What you said is true, but not dispositive. Here are the factors that actually matter:
(a) Apple designs cores (at least so far...) on a 4 yr cycle. A7 (and A11) were the baseline designs, the next 3 models were iterative improvements to those underlying designs. (Iterative doesn't mean "small", but it means fairly obvious extensions, not big rethinking).
If you do the math, you'll see that means A15 is the next such new baseline design.
(b) It makes sense for Apple to align with ARMv9 (various new security features, and, importantly, SVE/2 as a big ISA extension). It makes sense for A15 to be the vehicle that brings about this alignment.
(c) Growing beyond MBA and low-end mac pro/mini/imac requires at least 8 big cores. This requires at least tuning and some rethinking of the baseline A11..A14 designs (which, at the SoC level, are based around 1 P cluster and 1 E cluster). The point is growing this design is not an "easy" increase from 4 to 8 larger cores; it's a more substantial rethink of "increase from 1 to 2 P-clusters".
(d) But that's the least of it.
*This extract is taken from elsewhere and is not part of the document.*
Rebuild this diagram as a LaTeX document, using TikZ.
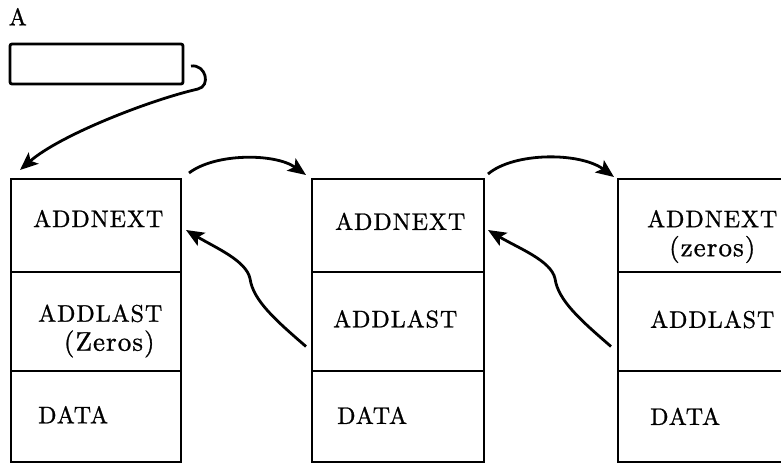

Growing to to iMac Pro and Mac Pro levels will require 16 or 32 large cores, with memory bandwidth and GPU capacity scaling in sync. There's an uninteresting set of arguments one can have about exactly how this might be done (pack discrete chips in an MCM vs chiplets in a single package? have compute-only chiplets, with IO+security and suchlike on a separate chiplet?), the common thread is that whatever is done will require a communications fabric between "compute units" (chips, chiplets, whatever) beyond what Apple has in place today. Again low level arguments about exactly how this might be sliced and diced are uninteresting (because so many options are possible, with no way to know what will be chosen), the part that's not negotiable is such a much more powerful fabric (think the equivalent of many more PCIe lines) is necessary.
(e) Point d leads to the issue of large RAM footprints. IMHO the best way to achieve this is via an extension of the current M1 paradigm (with 16 or 32GB onboard per "compute unit") which covers most user cases well, and with the extra connectivity I described above available to be routed (for at least some use cases) to something like CXL DRAM expansion.
What all these suggest is
- it makes sense for Apple to create a "very different-looking" (at the technical level) sort of product for this next generation.
- technically not a tick or a tock, but massive changes along many dimensions. Some user visible (expansion to many more cores), some developer visible (v9 ISA), some only micro-architecturally visible (A15 new baseline core); new packaging concepts (to grow to 16 or 32 cores); new connectivity concepts beyond what Apple has done before.
To users it may not seem THAT big a deal, but for those of us looking at every level of the tech stack, I expect the A15/M2 generation to be the equivalent of the A6 to A7 jump -- something way beyond what most expected (both in the Apple community and amongst competitors) that recalibrates what people think Apple is capable of, and the level of their ambitions.